Estudo da USP mostra que a taxação dos super-ricos pode viabilizar uma correção neutra em termos fiscais da tabela do Imposto de Renda
Uma nova proposta de imposto mínimo para milionários no Brasil, combinada com a correção da tabela do Imposto de Renda para Pessoas Físicas (IRPF), poderia gerar um impacto significativo na arrecadação e contribuir para a redução da desigualdade no país. Segundo um estudo do Centro de Pesquisa em Macroeconomia das Desigualdades da Universidade de São Paulo (Made-USP), a adoção de uma alíquota mínima de 12% para quem ganha mais de R$ 1 milhão ao ano poderia arrecadar até R$ 65,9 bilhões. Se a alíquota fosse de 15%, esse valor subiria para R$ 90 bilhões.
O estudo, antecipado à Folha de S. Paulo, aponta que, ao mesmo tempo, a correção da faixa de isenção do IRPF para R$ 5 mil mensais, uma promessa de campanha do presidente Lula (PT), beneficiaria uma faixa significativa da população, especialmente aqueles que recebem entre R$ 3 mil e R$ 29 mil por mês. A depender da proposta adotada, o impacto sobre a arrecadação pode ser compensado pela taxação dos milionários, garantindo que a reforma seja neutra em termos fiscais.
Guilherme Klein Martins, professor da Universidade de Leeds no Reino Unido e pesquisador do Made-USP, destaca a relevância da medida para aumentar a progressividade do sistema tributário brasileiro, que atualmente penaliza os mais pobres. “Essa medida por si só pode ser muito efetiva para melhorar a progressividade do sistema brasileiro”, afirma Martins. Ele aponta que, enquanto os brasileiros mais ricos pagam proporcionalmente menos impostos, as camadas mais baixas da população acabam arcando com a maior parte da carga tributária.

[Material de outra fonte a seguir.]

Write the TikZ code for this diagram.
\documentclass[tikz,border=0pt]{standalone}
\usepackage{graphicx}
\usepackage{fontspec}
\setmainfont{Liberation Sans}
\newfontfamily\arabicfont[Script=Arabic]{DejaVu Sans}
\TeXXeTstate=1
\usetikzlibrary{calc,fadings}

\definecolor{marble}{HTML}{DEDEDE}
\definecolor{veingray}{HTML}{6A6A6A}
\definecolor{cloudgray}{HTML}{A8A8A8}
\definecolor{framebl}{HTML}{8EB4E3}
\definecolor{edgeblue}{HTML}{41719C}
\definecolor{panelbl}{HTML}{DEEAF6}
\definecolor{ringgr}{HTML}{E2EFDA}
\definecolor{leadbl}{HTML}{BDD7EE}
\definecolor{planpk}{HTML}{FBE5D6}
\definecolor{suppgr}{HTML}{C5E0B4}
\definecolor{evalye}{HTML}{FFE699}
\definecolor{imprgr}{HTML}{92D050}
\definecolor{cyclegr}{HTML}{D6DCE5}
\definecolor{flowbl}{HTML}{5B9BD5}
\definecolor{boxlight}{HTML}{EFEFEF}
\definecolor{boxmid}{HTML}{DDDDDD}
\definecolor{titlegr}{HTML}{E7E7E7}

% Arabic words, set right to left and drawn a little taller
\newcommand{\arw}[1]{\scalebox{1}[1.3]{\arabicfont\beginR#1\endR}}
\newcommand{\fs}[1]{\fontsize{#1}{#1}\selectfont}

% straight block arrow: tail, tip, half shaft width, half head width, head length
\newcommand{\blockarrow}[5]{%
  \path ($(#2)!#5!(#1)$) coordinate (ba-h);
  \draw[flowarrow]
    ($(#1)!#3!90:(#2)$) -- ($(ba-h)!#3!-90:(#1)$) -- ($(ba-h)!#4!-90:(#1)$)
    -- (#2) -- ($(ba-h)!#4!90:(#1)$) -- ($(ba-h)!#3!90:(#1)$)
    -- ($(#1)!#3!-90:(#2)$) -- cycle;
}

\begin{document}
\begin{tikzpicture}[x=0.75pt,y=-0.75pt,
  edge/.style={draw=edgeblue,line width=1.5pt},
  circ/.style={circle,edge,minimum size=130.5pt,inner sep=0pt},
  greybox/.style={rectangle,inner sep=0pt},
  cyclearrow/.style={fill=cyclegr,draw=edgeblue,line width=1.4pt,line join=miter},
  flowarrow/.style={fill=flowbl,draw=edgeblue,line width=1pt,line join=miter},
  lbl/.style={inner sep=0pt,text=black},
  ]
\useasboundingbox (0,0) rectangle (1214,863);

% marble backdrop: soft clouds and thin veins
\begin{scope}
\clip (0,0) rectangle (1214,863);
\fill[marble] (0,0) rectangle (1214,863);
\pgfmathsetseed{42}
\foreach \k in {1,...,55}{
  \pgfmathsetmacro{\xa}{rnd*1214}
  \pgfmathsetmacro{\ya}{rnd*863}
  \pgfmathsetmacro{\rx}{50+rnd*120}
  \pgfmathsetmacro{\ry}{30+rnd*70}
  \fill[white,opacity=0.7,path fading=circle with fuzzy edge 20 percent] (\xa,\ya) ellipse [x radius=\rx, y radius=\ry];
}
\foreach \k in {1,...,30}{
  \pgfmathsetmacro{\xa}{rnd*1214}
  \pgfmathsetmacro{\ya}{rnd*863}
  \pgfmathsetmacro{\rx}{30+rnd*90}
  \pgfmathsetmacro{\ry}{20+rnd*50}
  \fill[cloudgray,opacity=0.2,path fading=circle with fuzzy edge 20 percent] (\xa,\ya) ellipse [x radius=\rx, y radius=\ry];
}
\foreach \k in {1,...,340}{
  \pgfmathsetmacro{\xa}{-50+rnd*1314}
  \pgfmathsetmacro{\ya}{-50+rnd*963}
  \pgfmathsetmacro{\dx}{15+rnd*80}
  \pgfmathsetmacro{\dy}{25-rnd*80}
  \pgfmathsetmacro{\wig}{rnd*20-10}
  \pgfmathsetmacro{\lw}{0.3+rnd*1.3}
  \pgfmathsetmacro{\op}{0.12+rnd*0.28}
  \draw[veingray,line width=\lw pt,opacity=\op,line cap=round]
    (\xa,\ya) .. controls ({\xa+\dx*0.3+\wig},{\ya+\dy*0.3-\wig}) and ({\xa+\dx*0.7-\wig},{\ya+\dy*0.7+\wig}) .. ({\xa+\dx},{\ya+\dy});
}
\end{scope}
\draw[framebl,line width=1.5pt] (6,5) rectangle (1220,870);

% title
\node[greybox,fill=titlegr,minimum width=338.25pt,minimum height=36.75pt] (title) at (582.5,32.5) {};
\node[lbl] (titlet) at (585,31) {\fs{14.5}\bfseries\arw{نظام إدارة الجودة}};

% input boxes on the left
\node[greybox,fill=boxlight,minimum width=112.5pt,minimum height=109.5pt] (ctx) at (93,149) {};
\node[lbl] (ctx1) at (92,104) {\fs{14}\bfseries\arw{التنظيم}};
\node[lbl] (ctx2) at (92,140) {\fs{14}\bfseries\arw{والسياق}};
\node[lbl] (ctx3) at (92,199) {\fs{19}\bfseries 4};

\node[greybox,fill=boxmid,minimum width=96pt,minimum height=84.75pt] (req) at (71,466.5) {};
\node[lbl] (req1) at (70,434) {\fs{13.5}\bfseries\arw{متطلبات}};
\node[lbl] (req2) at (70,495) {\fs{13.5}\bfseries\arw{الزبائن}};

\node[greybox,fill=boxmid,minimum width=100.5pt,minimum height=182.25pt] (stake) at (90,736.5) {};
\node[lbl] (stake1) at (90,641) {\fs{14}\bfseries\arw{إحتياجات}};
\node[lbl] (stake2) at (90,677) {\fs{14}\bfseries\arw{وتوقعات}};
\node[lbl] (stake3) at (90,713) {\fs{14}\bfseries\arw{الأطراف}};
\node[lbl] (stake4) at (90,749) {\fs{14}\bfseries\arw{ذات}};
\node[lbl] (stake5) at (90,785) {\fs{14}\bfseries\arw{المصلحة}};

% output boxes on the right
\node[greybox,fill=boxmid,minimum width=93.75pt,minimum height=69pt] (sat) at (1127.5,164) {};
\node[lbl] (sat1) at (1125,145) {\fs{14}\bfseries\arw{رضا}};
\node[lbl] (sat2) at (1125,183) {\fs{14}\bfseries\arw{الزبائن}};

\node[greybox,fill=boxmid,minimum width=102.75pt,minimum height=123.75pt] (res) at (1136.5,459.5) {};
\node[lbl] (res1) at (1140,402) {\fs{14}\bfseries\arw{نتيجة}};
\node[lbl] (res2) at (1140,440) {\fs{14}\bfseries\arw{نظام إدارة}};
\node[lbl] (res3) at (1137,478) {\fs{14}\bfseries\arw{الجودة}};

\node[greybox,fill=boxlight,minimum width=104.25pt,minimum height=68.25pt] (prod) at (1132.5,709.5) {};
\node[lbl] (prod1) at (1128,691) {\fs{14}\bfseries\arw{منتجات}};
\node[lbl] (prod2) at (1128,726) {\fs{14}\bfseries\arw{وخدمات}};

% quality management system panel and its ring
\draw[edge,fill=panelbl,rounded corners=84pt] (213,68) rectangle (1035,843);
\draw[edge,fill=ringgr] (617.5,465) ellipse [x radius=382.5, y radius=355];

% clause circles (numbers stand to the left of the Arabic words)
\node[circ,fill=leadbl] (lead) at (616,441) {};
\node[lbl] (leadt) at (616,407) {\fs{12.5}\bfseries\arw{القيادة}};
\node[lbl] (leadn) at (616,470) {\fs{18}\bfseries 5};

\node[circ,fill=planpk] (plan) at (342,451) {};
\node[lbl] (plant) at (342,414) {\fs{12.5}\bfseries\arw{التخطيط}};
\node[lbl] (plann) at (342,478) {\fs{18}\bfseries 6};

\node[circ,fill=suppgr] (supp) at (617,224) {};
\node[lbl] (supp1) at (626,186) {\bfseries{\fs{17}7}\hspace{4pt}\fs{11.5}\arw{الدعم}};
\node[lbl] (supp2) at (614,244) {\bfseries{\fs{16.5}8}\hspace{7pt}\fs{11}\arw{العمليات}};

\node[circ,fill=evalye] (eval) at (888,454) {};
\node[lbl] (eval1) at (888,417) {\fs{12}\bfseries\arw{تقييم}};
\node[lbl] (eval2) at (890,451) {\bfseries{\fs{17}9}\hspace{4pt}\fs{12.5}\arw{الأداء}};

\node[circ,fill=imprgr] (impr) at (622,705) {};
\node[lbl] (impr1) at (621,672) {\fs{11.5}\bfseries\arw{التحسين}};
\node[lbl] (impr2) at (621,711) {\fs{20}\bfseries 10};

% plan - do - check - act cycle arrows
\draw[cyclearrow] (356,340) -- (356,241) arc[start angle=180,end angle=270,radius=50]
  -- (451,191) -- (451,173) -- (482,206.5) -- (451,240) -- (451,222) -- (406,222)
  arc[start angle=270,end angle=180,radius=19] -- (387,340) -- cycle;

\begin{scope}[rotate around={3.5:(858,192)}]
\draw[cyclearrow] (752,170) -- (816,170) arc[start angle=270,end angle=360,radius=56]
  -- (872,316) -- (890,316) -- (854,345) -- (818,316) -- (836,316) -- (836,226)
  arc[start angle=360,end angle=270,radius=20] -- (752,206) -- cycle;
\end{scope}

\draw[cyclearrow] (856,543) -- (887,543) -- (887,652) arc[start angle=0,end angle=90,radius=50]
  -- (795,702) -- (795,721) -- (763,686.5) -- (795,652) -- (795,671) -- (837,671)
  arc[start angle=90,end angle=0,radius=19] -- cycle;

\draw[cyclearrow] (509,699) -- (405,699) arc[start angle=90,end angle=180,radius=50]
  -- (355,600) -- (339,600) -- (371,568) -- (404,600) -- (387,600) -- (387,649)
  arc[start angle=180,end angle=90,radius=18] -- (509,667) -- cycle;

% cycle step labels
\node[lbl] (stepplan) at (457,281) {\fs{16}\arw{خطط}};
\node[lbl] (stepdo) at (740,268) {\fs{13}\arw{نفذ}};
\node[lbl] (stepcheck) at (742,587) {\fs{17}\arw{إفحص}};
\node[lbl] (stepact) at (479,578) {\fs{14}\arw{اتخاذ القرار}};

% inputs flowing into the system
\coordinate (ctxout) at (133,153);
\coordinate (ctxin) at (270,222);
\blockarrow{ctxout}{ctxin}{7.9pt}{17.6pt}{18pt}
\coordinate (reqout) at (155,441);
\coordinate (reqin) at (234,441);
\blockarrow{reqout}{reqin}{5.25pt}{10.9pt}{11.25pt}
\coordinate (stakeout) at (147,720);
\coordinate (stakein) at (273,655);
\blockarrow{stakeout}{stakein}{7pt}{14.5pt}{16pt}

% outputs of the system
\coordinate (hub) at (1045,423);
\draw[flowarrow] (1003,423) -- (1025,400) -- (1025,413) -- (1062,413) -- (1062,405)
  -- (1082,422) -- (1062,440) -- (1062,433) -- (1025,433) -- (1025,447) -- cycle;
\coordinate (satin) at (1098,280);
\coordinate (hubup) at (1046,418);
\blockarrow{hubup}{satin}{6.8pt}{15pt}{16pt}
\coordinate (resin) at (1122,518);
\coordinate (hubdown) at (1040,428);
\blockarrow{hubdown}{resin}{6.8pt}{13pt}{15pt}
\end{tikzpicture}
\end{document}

O estudo da USP traz duas simulações principais. A primeira considera um projeto de lei em tramitação no Congresso que propõe a isenção do IRPF para rendas até R$ 5,2 mil, mantendo as atuais quatro faixas de tributação. Nesse cenário, a perda de arrecadação seria de R$ 135,8 bilhões. A segunda proposta prevê uma isenção até R$ 5 mil, com uma única alíquota de 27,5%, resultando em uma perda de R$ 90,9 bilhões. Ambas as perdas poderiam ser compensadas pela criação do imposto mínimo para milionários.
Atualmente, muitos dos rendimentos dos mais ricos são isentos de tributação, como os lucros e dividendos, o que reduz a alíquota efetiva paga por eles para menos de 5%. Martins ressalta que essa situação é insustentável diante da crescente desigualdade no país. “O aumento da progressividade do sistema é muito bem-vindo. O imposto mínimo, sem dúvida, é uma forma engenhosa de fazer isso”, complementa o pesquisador.

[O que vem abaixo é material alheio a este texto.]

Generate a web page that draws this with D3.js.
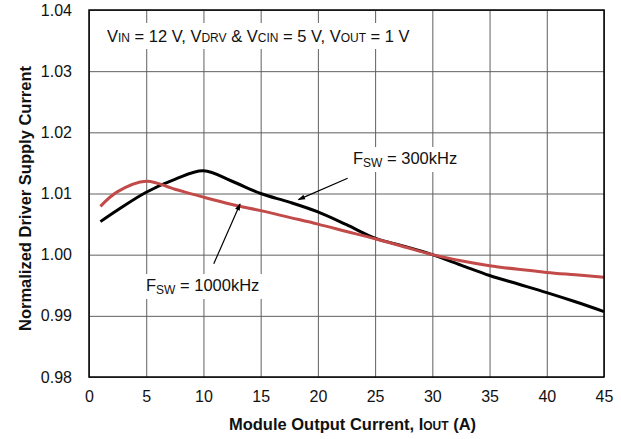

Além disso, o estudo revela que a aplicação das medidas sugeridas pelo Made-USP poderia reduzir em 0,3% o índice de Gini, indicador utilizado para medir a desigualdade de renda. A expectativa é de que até 20% da população, especialmente a classe média, seja beneficiada com as mudanças na tabela do IRPF.
Embora a proposta de criação de um imposto mínimo sobre os milionários esteja em estudo pelo Ministério da Fazenda, liderado por Fernando Haddad (PT), o governo ainda não tomou uma decisão final. Haddad sinalizou que a reforma da renda pode ser adiada para 2025, mas o presidente Lula já se posicionou a favor da taxação dos mais ricos para financiar a correção da tabela do IRPF.
Essas mudanças estão em linha com as discussões internacionais sobre a necessidade de uma maior cooperação para evitar a evasão fiscal por parte dos super-ricos. O Brasil tem defendido essa pauta em fóruns como o G20, buscando garantir que a arrecadação de impostos seja justa e eficiente.
O estudo da USP sugere que, apesar das possíveis tentativas de planejamento tributário para evitar a nova taxação, a Receita Federal está preparada para monitorar grandes variações nos rendimentos dos milionários. Esse acompanhamento será essencial para o sucesso da implementação de um imposto mínimo progressivo.